Auch wenn Vokabellernen oder Projektarbeiten wie der Praktikumsbericht doch immer wieder dazu führen, dass Max nach der Schule noch an den Schreibtisch muss – den täglichen Kampf um die Hausaufgaben kennt Bauer nur noch aus Max’ Grundschulzeit, sie ist froh, dass sie ihn nicht mehr führen muss. „Eltern sind ohnehin schlechte Hausaufgabenbetreuer“, ist sie überzeugt, „weil da so viel anderes mit hineinspielt, zum Beispiel Trotz. Wir haben damals um jede halbe Stunde gefeilscht.
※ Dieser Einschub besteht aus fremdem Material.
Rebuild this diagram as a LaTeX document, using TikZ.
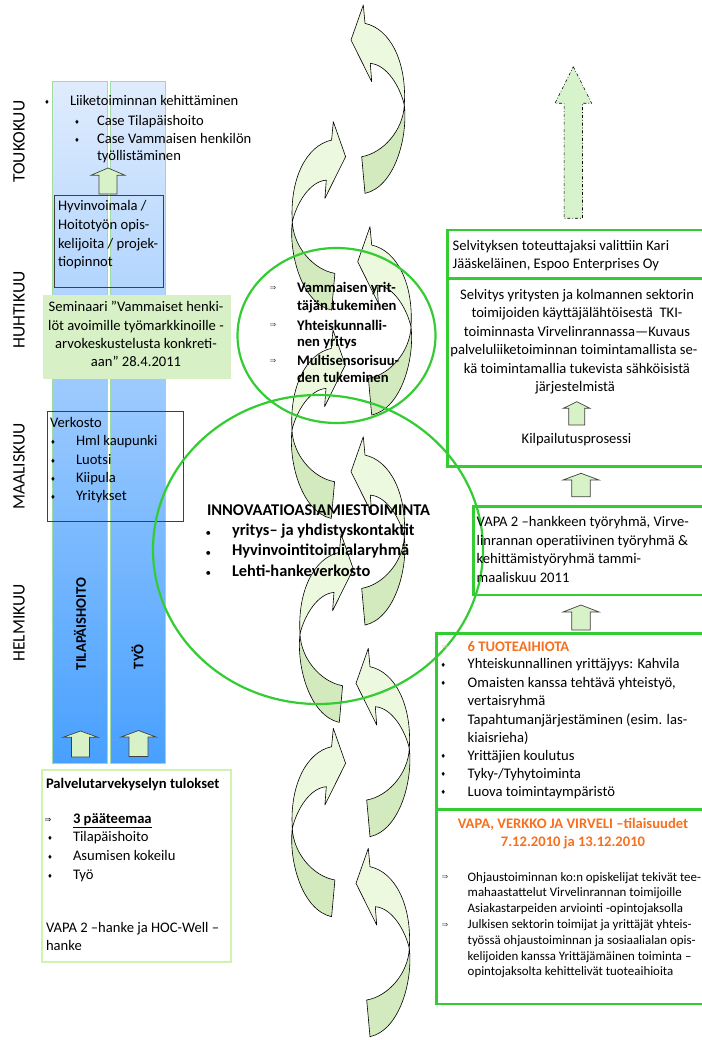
\documentclass[tikz,border=0pt]{standalone}
\usepackage{fontspec}
\setmainfont{Carlito}
\newfontfamily\djv{DejaVu Sans}
\definecolor{gbox}{RGB}{51,204,51}
\definecolor{lgbox}{RGB}{208,244,172}
\definecolor{semfill}{RGB}{215,240,198}
\definecolor{afront}{RGB}{236,249,222}
\definecolor{aback}{RGB}{211,234,190}
\definecolor{sarrow}{RGB}{216,242,200}
\definecolor{dashfill}{RGB}{214,243,204}
\definecolor{coltop}{RGB}{224,236,253}
\definecolor{colbot}{RGB}{72,160,255}
\definecolor{colline}{RGB}{160,220,160}
\definecolor{orng}{RGB}{247,112,30}
\newcommand\fmain{\fontsize{14.6}{17.5}\selectfont}
\newcommand\fsm{\fontsize{12.9}{15.5}\selectfont}
\newcommand\fbig{\fontsize{16.4}{20}\selectfont\bfseries}
\newcommand\fmon{\fontsize{17.5}{20}\selectfont}
\newcommand\dia{{\djv\fontsize{6}{6}\selectfont ♦}}
\newcommand\imp{{\djv\fontsize{8}{8}\selectfont ⇒}}
\newcommand\blkarrow[7][]{\draw[sarr,#1] (#2,#3) -- ({#2+#6},#4) -- ({#2+#7},#4) -- ({#2+#7},#5) -- ({#2-#7},#5) -- ({#2-#7},#4) -- ({#2-#6},#4) -- cycle;}
\tikzset{
  every node/.style={inner sep=0pt, outer sep=0pt},
  tl/.style={anchor=base west, font=\fmain},
  tc/.style={anchor=base, font=\fmain},
  bul/.style={anchor=center},
  gbx/.style={draw=gbox, line width=2.6pt},
  thinbox/.style={draw=black!75, line width=0.8pt},
  lgb/.style={draw=lgbox, line width=2.5pt},
  sarr/.style={fill=sarrow, draw=black!75, line width=0.7pt},
  ell/.style={draw=gbox, line width=2.2pt},
  carrow/.pic={
    \filldraw[fill=afront, draw=black, line width=0.6pt, line join=round]
      (0,0) -- (1.7,18.4) .. controls (26.7,23.7) and (43.7,56.7) .. (41,100)
      .. controls (36.7,81.7) and (23.7,59.7) .. (7,58.4) -- (8.4,76.7) -- (-12.3,35) -- cycle;
    \filldraw[fill=aback, draw=black, line width=0.6pt, line join=round]
      (41,100) .. controls (44.7,131.7) and (31.7,181.7) .. (1.7,188.4) -- (-1.6,151.7)
      .. controls (20,148) and (40,125) .. (41,100) -- cycle;
  }
}
\begin{document}
\begin{tikzpicture}[x=1pt,y=-1pt]
\useasboundingbox (0,0) rectangle (701,1040);
\fill[white] (0,0) rectangle (701,1040);

% columns
\shadedraw[top color=coltop,bottom color=colbot,draw=colline,line width=1pt] (52,81.7) rectangle (107,763);
\shadedraw[top color=coltop,bottom color=colbot,draw=colline,line width=1pt] (110,81.7) rectangle (165,763);

% boxes on the left
\fill[semfill] (43,295) rectangle (231,379);
\draw[thinbox] (54,195) rectangle (163,287);
\draw[thinbox] (47,411) rectangle (183,521);
\draw[lgb] (42,770) rectangle (231,962);

% small block arrows
\blkarrow{108}{168}{175.3}{194}{17}{9}
\blkarrow{80.5}{731}{737.3}{757}{17.5}{9}
\blkarrow{138.5}{730.5}{737}{756.5}{17.5}{9.5}
\blkarrow{576.7}{401.7}{408.3}{425}{13.3}{8}
\blkarrow{581}{473.3}{480}{496.7}{18}{9.2}
\blkarrow{581}{605}{612}{630}{18}{9.2}
\blkarrow[fill=dashfill,draw=black,dash dot,line width=0.6pt]{573.3}{66.7}{103.3}{218.3}{18.3}{9.2}

% curved arrows
\pic at (363.3,5) {carrow};
\pic[xscale=-1] at (333.3,121.7) {carrow};
\pic at (370,226.7) {carrow};
\pic[xscale=-1] at (333,330) {carrow};
\pic at (363.3,436.7) {carrow};
\pic[xscale=-1] at (341,534) {carrow};
\pic at (368.3,648.3) {carrow};
\pic[xscale=-1] at (333.3,728.3) {carrow};
\pic at (368.3,848.3) {carrow};

% right boxes
\draw[gbx] (447.3,230) rectangle (704,278.3);
\draw[gbx] (447.3,278.3) rectangle (704,466.7);
\draw[gbx] (473.3,506.7) rectangle (704,595);
\draw[gbx] (436.7,633.3) rectangle (704,809.3);
\draw[gbx] (436.7,809.3) rectangle (704,1004);

% ellipses
\draw[ell] (336.5,335.5) ellipse [x radius=99, y radius=87.5];
\draw[ell] (318,549.5) ellipse [x radius=165, y radius=154.5];

% month labels
\node[font=\fmon, rotate=90] (m1) at (19,141.7) {TOUKOKUU};
\node[font=\fmon, rotate=90] (m2) at (19,310) {HUHTIKUU};
\node[font=\fmon, rotate=90] (m3) at (19,466.7) {MAALISKUU};
\node[font=\fmon, rotate=90] (m4) at (19,623) {HELMIKUU};

% column labels
\node[font=\fmain\bfseries, rotate=90] (c1) at (80,624) {TILAPÄISHOITO};
\node[font=\fmain\bfseries, rotate=90] (c2) at (137.5,657) {TYÖ};

% top-left list
\node[bul] (tb1) at (47,102.5) {\dia};
\node[tl] (tt1) at (70,106) {Liiketoiminnan kehittäminen};
\node[bul] (tb2) at (77,122.5) {\dia};
\node[tl] (tt2) at (97,126) {Case Tilapäishoito};
\node[bul] (tb3) at (77,140.5) {\dia};
\node[tl] (tt3) at (97,144) {Case Vammaisen henkilön};
\node[tl] (tt4) at (97,161) {työllistäminen};

% Hyvinvoimala
\node[tl] (h1) at (58,210.7) {Hyvinvoimala /};
\node[tl] (h2) at (58,230) {Hoitotyön opis-};
\node[tl] (h3) at (58,249) {kelijoita / projek-};
\node[tl] (h4) at (58,266.7) {tiopinnot};

% Seminaari
\node[tc] (s1) at (136,312) {Seminaari ”Vammaiset henki-};
\node[tc] (s2) at (136,330) {löt avoimille työmarkkinoille -};
\node[tc] (s3) at (136,348) {arvokeskustelusta konkreti-};
\node[tc] (s4) at (136,366) {aan” 28.4.2011};

% Verkosto
\node[tl] (v0) at (50,427.7) {Verkosto};
\node[bul] (vb1) at (53,442.5) {\dia};
\node[tl] (v1) at (76,445.7) {Hml kaupunki};
\node[bul] (vb2) at (53,461) {\dia};
\node[tl] (v2) at (76,464.3) {Luotsi};
\node[bul] (vb3) at (53,479.5) {\dia};
\node[tl] (v3) at (76,482.7) {Kiipula};
\node[bul] (vb4) at (53,497.5) {\dia};
\node[tl] (v4) at (76,500.7) {Yritykset};

% bottom-left box
\node[tl, font=\fmain\bfseries] (p0) at (46,788.3) {Palvelutarvekyselyn tulokset};
\node[bul] (pi1) at (48,820) {\imp};
\node[tl, font=\fmain\bfseries] (p1) at (73,823.3) {\underline{3 pääteemaa}};
\node[bul] (pb1) at (50,838.5) {\dia};
\node[tl] (p2) at (73,841.7) {Tilapäishoito};
\node[bul] (pb2) at (50,857) {\dia};
\node[tl] (p3) at (73,860) {Asumisen kokeilu};
\node[bul] (pb3) at (50,876) {\dia};
\node[tl] (p4) at (73,879) {Työ};
\node[tl] (p5) at (46,932.7) {VAPA 2 –hanke ja HOC-Well –};
\node[tl] (p6) at (46,950) {hanke};

% small ellipse text
\node[bul, text=black!70] (ei1) at (273,288.3) {\imp};
\node[tl, font=\fmain\bfseries] (e1) at (297,292.7) {Vammaisen yrit-};
\node[tl, font=\fmain\bfseries] (e2) at (297,310) {täjän tukeminen};
\node[bul, text=black!70] (ei2) at (273,325.8) {\imp};
\node[tl, font=\fmain\bfseries] (e3) at (297,330) {Yhteiskunnalli-};
\node[tl, font=\fmain\bfseries] (e4) at (297,346.7) {nen yritys};
\node[bul, text=black!70] (ei3) at (273,361) {\imp};
\node[tl, font=\fmain\bfseries] (e5) at (297,365) {Multisensorisuu-};
\node[tl, font=\fmain\bfseries] (e6) at (297,382) {den tukeminen};

% big ellipse text
\node[tl, font=\fbig] (i0) at (207,515) {INNOVAATIOASIAMIESTOIMINTA};
\node[bul] (ib1) at (208.3,534) {\fontsize{11}{11}\selectfont •};
\node[tl, font=\fbig] (i1) at (232,535.3) {yritys– ja yhdistyskontaktit};
\node[bul] (ib2) at (208.3,553.7) {\fontsize{11}{11}\selectfont •};
\node[tl, font=\fbig] (i2) at (232,555.7) {Hyvinvointitoimialaryhmä};
\node[bul] (ib3) at (208.3,574) {\fontsize{11}{11}\selectfont •};
\node[tl, font=\fbig] (i3) at (232,576) {Lehti-hankeverkosto};

% right box 1
\node[tl] (r1a) at (452.7,250.7) {Selvityksen toteuttajaksi valittiin Kari};
\node[tl] (r1b) at (452.7,268.7) {Jääskeläinen, Espoo Enterprises Oy};

% right box 2
\node[tc] (r2a) at (577,299.5) {Selvitys yritysten ja kolmannen sektorin};
\node[tc] (r2b) at (577,317.9) {toimijoiden käyttäjälähtöisestä \ TKI-};
\node[tc] (r2c) at (577,336.3) {toiminnasta Virvelinrannassa—Kuvaus};
\node[tc] (r2d) at (574,354.7) {palveluliiketoiminnan toimintamallista se-};
\node[tc] (r2e) at (577,373.1) {kä toimintamallia tukevista sähköisistä};
\node[tc] (r2f) at (575,391.5) {järjestelmistä};
\node[tc] (r2g) at (576.5,443.3) {Kilpailutusprosessi};

% VAPA 2 box
\node[tl] (r3a) at (476.7,526) {VAPA 2 –hankkeen työryhmä, Virve-};
\node[tl] (r3b) at (476.7,545) {linrannan operatiivinen työryhmä \&};
\node[tl] (r3c) at (476.7,563.5) {kehittämistyöryhmä tammi-};
\node[tl] (r3d) at (476.7,582) {maaliskuu 2011};

% 6 TUOTEAIHIOTA box
\node[bul, text=orng!55] (ti0) at (445,647.5) {\imp};
\node[tl, font=\fmain\bfseries, text=orng] (t0) at (467.7,651) {6 TUOTEAIHIOTA};
\node[bul] (tb1r) at (443.3,665.2) {\dia};
\node[tl] (t1r) at (467.7,668.7) {Yhteiskunnallinen yrittäjyys: Kahvila};
\node[bul] (tb2r) at (443.3,683.8) {\dia};
\node[tl] (t2r) at (467.7,687.3) {Omaisten kanssa tehtävä yhteistyö,};
\node[tl] (t3r) at (467.7,705.7) {vertaisryhmä};
\node[bul] (tb3r) at (443.3,720.5) {\dia};
\node[tl] (t4r) at (467.7,724) {Tapahtumanjärjestäminen (esim. las-};
\node[tl] (t5r) at (467.7,742) {kiaisrieha)};
\node[bul] (tb4r) at (443.3,756.5) {\dia};
\node[tl] (t6r) at (467.7,760) {Yrittäjien koulutus};
\node[bul] (tb5r) at (443.3,774.5) {\dia};
\node[tl] (t7r) at (467.7,778) {Tyky-/Tyhytoiminta};
\node[bul] (tb6r) at (443.3,792.5) {\dia};
\node[tl] (t8r) at (467.7,796) {Luova toimintaympäristö};

% bottom right box
\node[tc, font=\fmain\bfseries, text=orng] (u0) at (573,828.3) {VAPA, VERKKO JA VIRVELI –tilaisuudet};
\node[tc, font=\fmain\bfseries, text=orng] (u1) at (573,846) {7.12.2010 ja 13.12.2010};
\node[bul, text=black!70] (ui1) at (445,877.3) {\imp};
\node[tl, font=\fsm] (u2) at (467.7,881) {Ohjaustoiminnan ko:n opiskelijat tekivät tee-};
\node[tl, font=\fsm] (u3) at (467.7,896.8) {mahaastattelut Virvelinrannan toimijoille};
\node[tl, font=\fsm] (u4) at (467.7,912.6) {Asiakastarpeiden arviointi -opintojaksolla};
\node[bul, text=black!70] (ui2) at (445,925.3) {\imp};
\node[tl, font=\fsm] (u5) at (467.7,928.4) {Julkisen sektorin toimijat ja yrittäjät yhteis-};
\node[tl, font=\fsm] (u6) at (467.7,944.2) {työssä ohjaustoiminnan ja sosiaalialan opis-};
\node[tl, font=\fsm] (u7) at (467.7,960) {kelijoiden kanssa Yrittäjämäinen toiminta –};
\node[tl, font=\fsm] (u8) at (467.7,975.8) {opintojaksolta kehittelivät tuoteaihioita};
\end{tikzpicture}
\end{document}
Außerdem gibt es zu Hause viel mehr Ablenkung als in der Schule – denn da lernen eben alle, das fällt einfach viel leichter als zu Hause.“

 

Die Zukunft gehört der Ganztagsschule

Auch wenn heute erst ein Teil der Schüler in Deutschland wie Max in der Schule übt statt Hausaufgaben zu machen, ist Ilse Kamski von Institut für Schulentwicklung überzeugt, dass der Trend nicht mehr aufzuhalten ist. "Ich persönlich bin überzeugt, dass wir irgendwann flächendeckend in Deutschland nur noch gebundene Ganztagsschulen haben werden, und dass die meisten Schulen ihre Lernkultur stark weiterentwickeln werden. Ich kann nicht sagen, wann das sein wird, aber wenn die Deutschen etwas anfangen, machen sie es sehr akribisch und planen es durch."